Repeat every entry word for word, but leave the images out of your copy.

(Excerpt from a dataset)

◇ ◇ ◇ ◇ ◇ ◇ ◇

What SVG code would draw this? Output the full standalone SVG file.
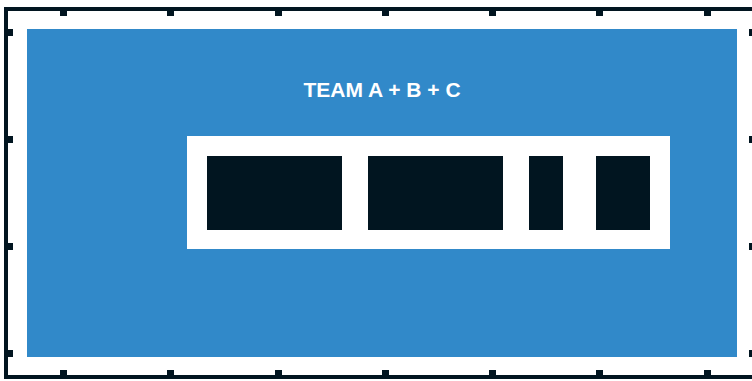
<svg xmlns="http://www.w3.org/2000/svg" width="752" height="381" viewBox="0 0 752 381">
<style>
.frame{fill:none;stroke:#011520;stroke-width:4}
.tick{fill:#011520}
.block{fill:#011520}
.title{font-family:"Liberation Sans",Arial,sans-serif;font-weight:bold;font-size:21px;fill:#ffffff}
</style>
<rect x="0" y="0" width="752" height="381" fill="#ffffff"/>
<g id="frame">
<rect class="frame" x="6" y="9" width="750" height="368"/>
<rect class="tick" x="60" y="11" width="7" height="5"/>
<rect class="tick" x="167" y="11" width="7" height="5"/>
<rect class="tick" x="275" y="11" width="7" height="5"/>
<rect class="tick" x="382" y="11" width="7" height="5"/>
<rect class="tick" x="489" y="11" width="7" height="5"/>
<rect class="tick" x="596" y="11" width="7" height="5"/>
<rect class="tick" x="704" y="11" width="7" height="5"/>
<rect class="tick" x="60" y="370" width="7" height="5"/>
<rect class="tick" x="167" y="370" width="7" height="5"/>
<rect class="tick" x="275" y="370" width="7" height="5"/>
<rect class="tick" x="382" y="370" width="7" height="5"/>
<rect class="tick" x="489" y="370" width="7" height="5"/>
<rect class="tick" x="596" y="370" width="7" height="5"/>
<rect class="tick" x="704" y="370" width="7" height="5"/>
<rect class="tick" x="8" y="29" width="5" height="7"/>
<rect class="tick" x="8" y="136" width="5" height="7"/>
<rect class="tick" x="8" y="243" width="5" height="7"/>
<rect class="tick" x="8" y="350" width="5" height="7"/>
<rect class="tick" x="749" y="29" width="5" height="7"/>
<rect class="tick" x="749" y="136" width="5" height="7"/>
<rect class="tick" x="749" y="243" width="5" height="7"/>
<rect class="tick" x="749" y="350" width="5" height="7"/>
</g>
<g id="team">
<rect x="27" y="29" width="710" height="328" fill="#3189C9"/>
<text class="title" x="382" y="97" text-anchor="middle">TEAM A + B + C</text>
</g>
<g id="container">
<rect x="187" y="136" width="483" height="113" fill="#ffffff"/>
</g>
<g id="block1"><rect class="block" x="207" y="156" width="135" height="74"/></g>
<g id="block2"><rect class="block" x="368" y="156" width="135" height="74"/></g>
<g id="block3"><rect class="block" x="529" y="156" width="34" height="74"/></g>
<g id="block4"><rect class="block" x="596" y="156" width="54" height="74"/></g>
<g id="connectors"></g>
</svg>
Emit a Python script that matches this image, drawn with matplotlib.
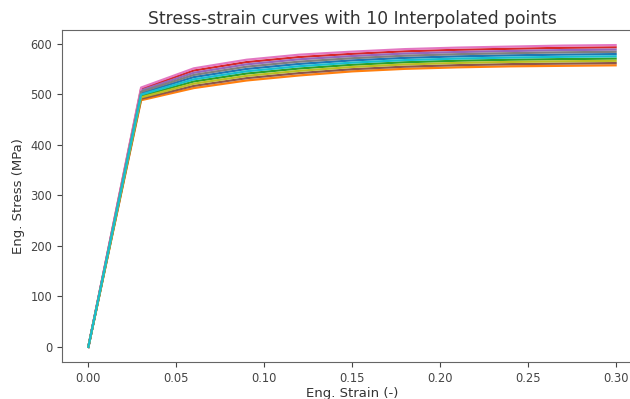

◇ ◇ ◇ ◇ ◇ ◇ ◇

The output:
What SVG code would draw this? Output the full standalone SVG file.
<svg xmlns="http://www.w3.org/2000/svg" width="752" height="381" viewBox="0 0 752 381">
<style>
.frame{fill:none;stroke:#011520;stroke-width:4}
.tick{fill:#011520}
.block{fill:#011520}
.title{font-family:"Liberation Sans",Arial,sans-serif;font-weight:bold;font-size:21px;fill:#ffffff}
</style>
<rect x="0" y="0" width="752" height="381" fill="#ffffff"/>
<g id="frame">
<rect class="frame" x="6" y="9" width="750" height="368"/>
<rect class="tick" x="60" y="11" width="7" height="5"/>
<rect class="tick" x="167" y="11" width="7" height="5"/>
<rect class="tick" x="275" y="11" width="7" height="5"/>
<rect class="tick" x="382" y="11" width="7" height="5"/>
<rect class="tick" x="489" y="11" width="7" height="5"/>
<rect class="tick" x="596" y="11" width="7" height="5"/>
<rect class="tick" x="704" y="11" width="7" height="5"/>
<rect class="tick" x="60" y="370" width="7" height="5"/>
<rect class="tick" x="167" y="370" width="7" height="5"/>
<rect class="tick" x="275" y="370" width="7" height="5"/>
<rect class="tick" x="382" y="370" width="7" height="5"/>
<rect class="tick" x="489" y="370" width="7" height="5"/>
<rect class="tick" x="596" y="370" width="7" height="5"/>
<rect class="tick" x="704" y="370" width="7" height="5"/>
<rect class="tick" x="8" y="29" width="5" height="7"/>
<rect class="tick" x="8" y="136" width="5" height="7"/>
<rect class="tick" x="8" y="243" width="5" height="7"/>
<rect class="tick" x="8" y="350" width="5" height="7"/>
<rect class="tick" x="749" y="29" width="5" height="7"/>
<rect class="tick" x="749" y="136" width="5" height="7"/>
<rect class="tick" x="749" y="243" width="5" height="7"/>
<rect class="tick" x="749" y="350" width="5" height="7"/>
</g>
<g id="team">
<rect x="27" y="29" width="710" height="328" fill="#3189C9"/>
<text class="title" x="382" y="97" text-anchor="middle">TEAM A + B + C</text>
</g>
<g id="container">
<rect x="187" y="136" width="483" height="113" fill="#ffffff"/>
</g>
<g id="block1"><rect class="block" x="207" y="156" width="135" height="74"/></g>
<g id="block2"><rect class="block" x="368" y="156" width="135" height="74"/></g>
<g id="block3"><rect class="block" x="529" y="156" width="34" height="74"/></g>
<g id="block4"><rect class="block" x="596" y="156" width="54" height="74"/></g>
<g id="connectors"></g>
</svg>
Emit a Python script that matches this image, drawn with matplotlib.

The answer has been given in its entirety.